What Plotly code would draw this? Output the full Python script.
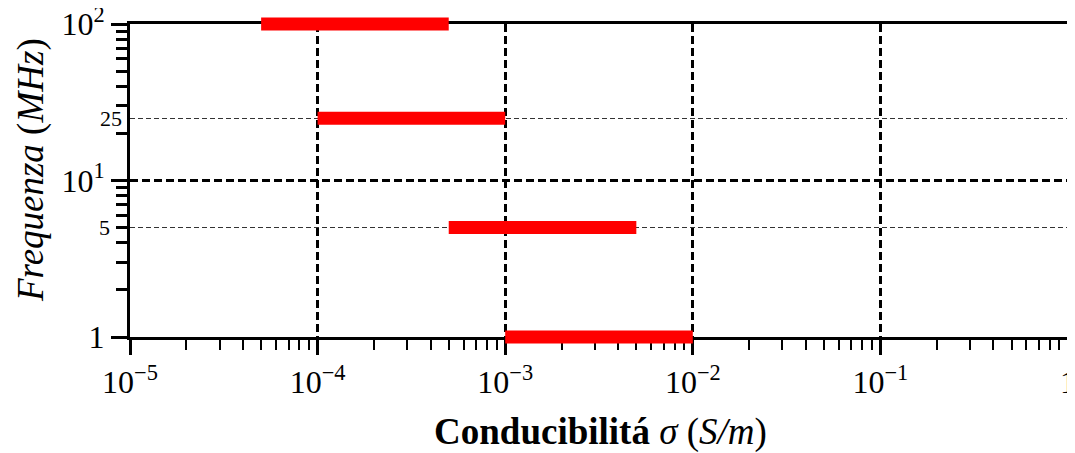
import plotly.graph_objects as go

# Data
freq_mhz = [1, 5, 25, 100]
sigma_min = [1e-3, 5e-4, 1e-4, 5e-5]
sigma_max = [1e-2, 5e-3, 1e-3, 5e-4]

x_tickvals = [1e-5, 1e-4, 1e-3, 1e-2, 1e-1, 1]
x_ticktext = ["10<sup>−5</sup>", "10<sup>−4</sup>", "10<sup>−3</sup>", "10<sup>−2</sup>", "10<sup>−1</sup>", "1"]
y_major_vals = [1, 10, 100]
y_major_text = ["1", "10<sup>1</sup>", "10<sup>2</sup>"]
y_extra_vals = [5, 25]
y_extra_text = ["5", "25"]

FONT = "Liberation Serif"

# Geometry: page body has a default 8px margin, so the figure is offset
OFF = 8
VIEW_W, VIEW_H = 1075, 453
W, H = VIEW_W - OFF, VIEW_H - OFF
# axes box in screenshot pixels
BOX_L, BOX_R, BOX_T, BOX_B = 130, 1068, 24, 337
PAD = 8                                # extra room so thick edge bars are not clipped
m_l = BOX_L - OFF
m_r = W - (BOX_R - OFF)
paper_top = BOX_T - OFF - PAD
paper_bottom = BOX_B - OFF + PAD
paper_h = paper_bottom - paper_top
paper_w = W - m_l - m_r
y_lo, y_hi = 0, 2
px_per_dec = (BOX_B - BOX_T) / (y_hi - y_lo)
dom = [PAD / paper_h, 1 - PAD / paper_h]
bar_range = [y_lo - PAD / px_per_dec, y_hi + PAD / px_per_dec]


def px_to_paper_y(py):
    return (paper_bottom - (py - OFF)) / paper_h


def px_to_paper_x(px):
    return ((px - OFF) - m_l) / paper_w


fig = go.Figure()

# dummy traces for the visible axes
fig.add_trace(go.Scatter(x=[None], y=[None], showlegend=False, hoverinfo="skip"))
fig.add_trace(go.Scatter(x=[None], y=[None], yaxis="y2", showlegend=False, hoverinfo="skip"))
fig.add_trace(go.Scatter(x=[None], y=[None], yaxis="y4", showlegend=False, hoverinfo="skip"))

for f, lo, hi in zip(freq_mhz, sigma_min, sigma_max):
    fig.add_trace(go.Scatter(
        x=[lo, hi], y=[f, f], mode="lines", xaxis="x2", yaxis="y3",
        line=dict(color="#ff0000", width=13),
        showlegend=False, hoverinfo="skip",
    ))

extra_axis_common = dict(
    type="log", range=[y_lo, y_hi], overlaying="y", side="left", automargin=False,
    tickfont=dict(size=22, family=FONT), ticks="",
    showline=False, showgrid=True, gridcolor="#333333", gridwidth=1.3,
    griddash="5px,3px", zeroline=False,
)

fig.update_layout(
    width=W, height=H,
    margin=dict(l=m_l, r=m_r, t=paper_top, b=H - paper_bottom, autoexpand=False, pad=0),
    paper_bgcolor="white", plot_bgcolor="rgba(0,0,0,0)",
    font=dict(family=FONT, color="black"),
    xaxis=dict(
        type="log", range=[-5, 0], automargin=False, ticklabeloverflow="allow",
        tickvals=x_tickvals, ticktext=x_ticktext,
        tickfont=dict(size=32, family=FONT),
        ticks="outside", ticklen=15, tickwidth=2.5, tickcolor="black",
        showline=True, linewidth=3, linecolor="black", mirror=True,
        showgrid=True, gridcolor="black", gridwidth=2.5, griddash="8px,4px",
        zeroline=False, anchor="y",
        minor=dict(ticks="outside", ticklen=10, tickwidth=2, tickcolor="black",
                   dtick="D1", showgrid=False),
    ),
    xaxis2=dict(
        type="log", range=[-5, 0], domain=[0, 1], anchor="y3",
        visible=False, showgrid=False, zeroline=False,
    ),
    yaxis=dict(
        type="log", range=[y_lo, y_hi], domain=dom, automargin=False,
        ticklabeloverflow="allow",
        tickvals=y_major_vals, ticktext=y_major_text,
        tickfont=dict(size=32, family=FONT),
        ticks="outside", ticklen=16, tickwidth=2.5, tickcolor="black",
        showline=True, linewidth=3, linecolor="black", mirror=True,
        showgrid=True, gridcolor="black", gridwidth=2.5, griddash="8px,4px",
        zeroline=False,
        minor=dict(ticks="outside", ticklen=11, tickwidth=2.5, tickcolor="black",
                   dtick="D1", showgrid=False),
    ),
    yaxis2=dict(tickvals=y_extra_vals[:1], ticktext=y_extra_text[:1],
                ticklabelstandoff=19, **extra_axis_common),
    yaxis4=dict(tickvals=y_extra_vals[1:], ticktext=y_extra_text[1:],
                ticklabelstandoff=7, **extra_axis_common),
    yaxis3=dict(
        type="log", range=bar_range, domain=[0, 1], anchor="x2",
        visible=False, showgrid=False, zeroline=False,
    ),
    annotations=[
        dict(text="<b>Conducibilitá</b> <i>σ</i> (<i>S/m</i>)", xref="paper", yref="paper",
             x=px_to_paper_x(600), y=px_to_paper_y(432), xanchor="center", yanchor="middle",
             showarrow=False, font=dict(size=37, family=FONT)),
        dict(text="<i>Frequenza</i> (<i>MHz</i>)", xref="paper", yref="paper",
             x=px_to_paper_x(31), y=px_to_paper_y(170),
             xanchor="center", yanchor="middle", showarrow=False,
             textangle=-90, font=dict(size=37, family=FONT)),
    ],
)

fig.write_html("out.html")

__________________________________________________

Extract the lines exactly, please: the first line of the listing, the line with "sigma_max = [1e-2, 5e-3, 1e-3, 5e-4]", and every line between them, but no pictures.

■ RESULT OF THE EXERCISE ■
What Plotly code would draw this? Output the full Python script.
import plotly.graph_objects as go

# Data
freq_mhz = [1, 5, 25, 100]
sigma_min = [1e-3, 5e-4, 1e-4, 5e-5]
sigma_max = [1e-2, 5e-3, 1e-3, 5e-4]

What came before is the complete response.